Without going over all of the details before I eat breakfast, I will go out on a limb and say the following: for $a$, $b$ close to 1, you will get an identical moduli space for the reason that stability is an open condition. In other words, you can change a GIT stability condition a little without changing which sheaves are stable.

In general, this kind of change to the stability condition goes under the heading of a "variation of GIT quotient." I think the relevant paper to look at is:

Geometric Invariant Theory and Flips by Michael Thaddeus

Answer by unknown (google) for Moduli spaces of vector bundles and stability conditions

2012-08-29T09:40:52Z

First : I don't know how to construct a structure of "moduli space" on the set of semi-stable objects for a stability condition which is no longer a GIT stability condition (precisely because then I have no GIT construction).

However, the question has also a sense for the set of semi-stable objects. The general picture is the following. When you slightly modify a generic stability condition, the set of semi-stable objects does not change. But there is some exceptionnal locus in the "space of stability condition" (in the sense of Bridgeland) such that when you pass it, the set of semi-stable object changes completely ("wall-crossing phenomena").

For a concrete example in the spirit example, one can consider Coh(P^1) and look at the various stability conditions of the form u deg(E) + v rk(E), u,v in the upper half plane plus the negative real half-line. In fact, as I don't remember the precise result, consider Rep(Q) the category of the representation of the quiver Q with two vertices linked by two arrows (in the same direction). In Rep(Q), we have U of vector dimension (1,0) and V of vector dimension (0,1). Consider stability condition on Rep(Q) of the form W -> u w1 + v w2 where (w1, w2) is the vector dimension of W. Then, one can show that all depend of the relative position of u and v in the upper half plane (more precisely : of the sign of the angle between u and v). In one case, there is a infinite number of semi-stable objects, in the other case, there is a finite number of semi-stable objects.

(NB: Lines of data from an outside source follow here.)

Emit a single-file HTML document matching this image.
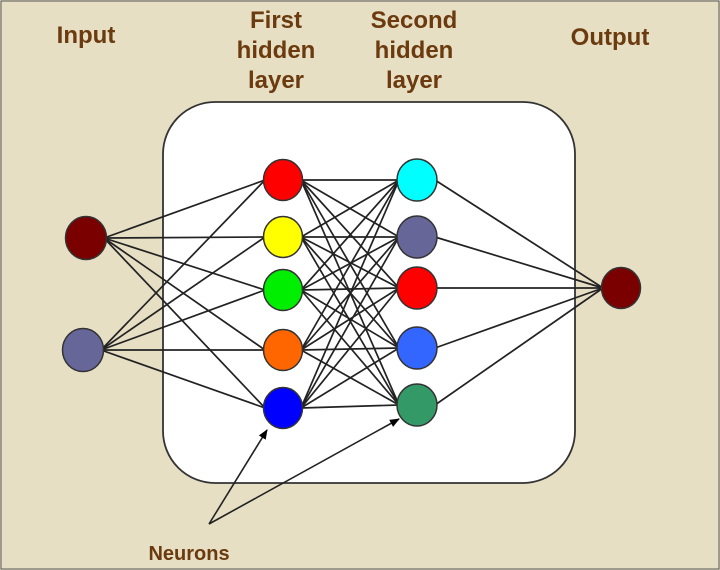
<!DOCTYPE html>
<html><head><meta charset="utf-8"><style>
body{margin:0;width:720px;height:570px;overflow:hidden;background:#e8e0c4}
svg{display:block}
text{font-family:"Liberation Sans",sans-serif;font-weight:bold;fill:#6b3a0e;text-anchor:middle}
</style></head><body>
<svg id="s" width="720" height="570" xmlns="http://www.w3.org/2000/svg">
<defs><marker id="ah" markerWidth="10" markerHeight="10" refX="9" refY="5" orient="auto" markerUnits="userSpaceOnUse"><path d="M0,1 L10,5 L0,9 Z" fill="#000"/></marker></defs>
<rect x="0" y="0" width="720" height="570" fill="#e6dfc4"/>
<rect x="1" y="1" width="718" height="568" fill="none" stroke="#555" stroke-width="1"/>
<text x="86" y="43" font-size="24">Input</text>
<text x="276" y="28" font-size="24">First</text>
<text x="276" y="58" font-size="24">hidden</text>
<text x="276" y="88" font-size="24">layer</text>
<text x="414" y="28" font-size="24">Second</text>
<text x="414" y="58" font-size="24">hidden</text>
<text x="414" y="88" font-size="24">layer</text>
<text x="610" y="45" font-size="24">Output</text>
<text x="189" y="560" font-size="20">Neurons</text>
<rect x="163" y="102" width="412" height="381" rx="52" fill="#fff" stroke="#333" stroke-width="1.8"/>
<g id="L" stroke="#222" stroke-width="1.7"></g>
<g id="N" stroke="#333" stroke-width="1.5"></g>
<line x1="209" y1="524" x2="267" y2="430" stroke="#222" stroke-width="1.6" marker-end="url(#ah)"/>
<line x1="209" y1="524" x2="399" y2="419" stroke="#222" stroke-width="1.6" marker-end="url(#ah)"/>
</svg>
<script>
var ns="http://www.w3.org/2000/svg";
var inp=[[86,238,"#7a0000"],[83,350,"#666699"]];
var h1=[[283,180,"#ff0000"],[283,237,"#ffff00"],[283,290,"#00ee00"],[283,350,"#ff6600"],[283,408,"#0000ff"]];
var h2=[[417,180,"#00ffff"],[417,237,"#666699"],[417,288,"#ff0000"],[417,348,"#3366ff"],[417,405,"#339966"]];
var out=[[621,288,"#7a0000"]];
var L=document.getElementById("L"),N=document.getElementById("N");
function ln(a,b,ox1,ox2){var l=document.createElementNS(ns,"line");l.setAttribute("x1",a[0]+ox1);l.setAttribute("y1",a[1]);l.setAttribute("x2",b[0]+ox2);l.setAttribute("y2",b[1]);L.appendChild(l);}
inp.forEach(a=>h1.forEach(b=>ln(a,b,18,-18)));
h1.forEach(a=>h2.forEach(b=>ln(a,b,18,-18)));
h2.forEach(a=>out.forEach(b=>ln(a,b,18,-18)));
function c(p,r){var e=document.createElementNS(ns,"ellipse");e.setAttribute("cx",p[0]);e.setAttribute("cy",p[1]);e.setAttribute("rx",r);e.setAttribute("ry",r*1.05);e.setAttribute("fill",p[2]);N.appendChild(e);}
inp.forEach(p=>c(p,20.5));h1.forEach(p=>c(p,19.5));h2.forEach(p=>c(p,20));out.forEach(p=>c(p,19.5));
</script>
</body></html>
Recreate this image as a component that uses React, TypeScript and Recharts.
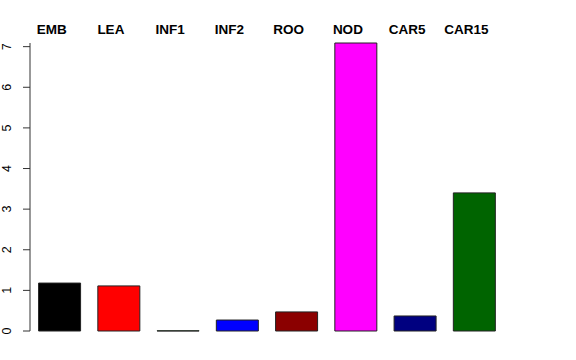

The case of Coh(P^1) is almost the same (in fact Coh(P^1) and Rep(Q) have the same derived category) : there are two cases, one with infinite, the other with finite semi-stable objects.

I think that among projective curves, we have such a wall-crossing phenomena only for the projective line P^{1}. In higher genus, there is no such change (computation of the space of stablity condition for curves : Bridgeland, Macri, Okada).

Last comment : in higher dimension "standard" = GIT stability condition is not a stability condition in the sense of Bridgeland and I don't know how to answer the analogous of the question in this case.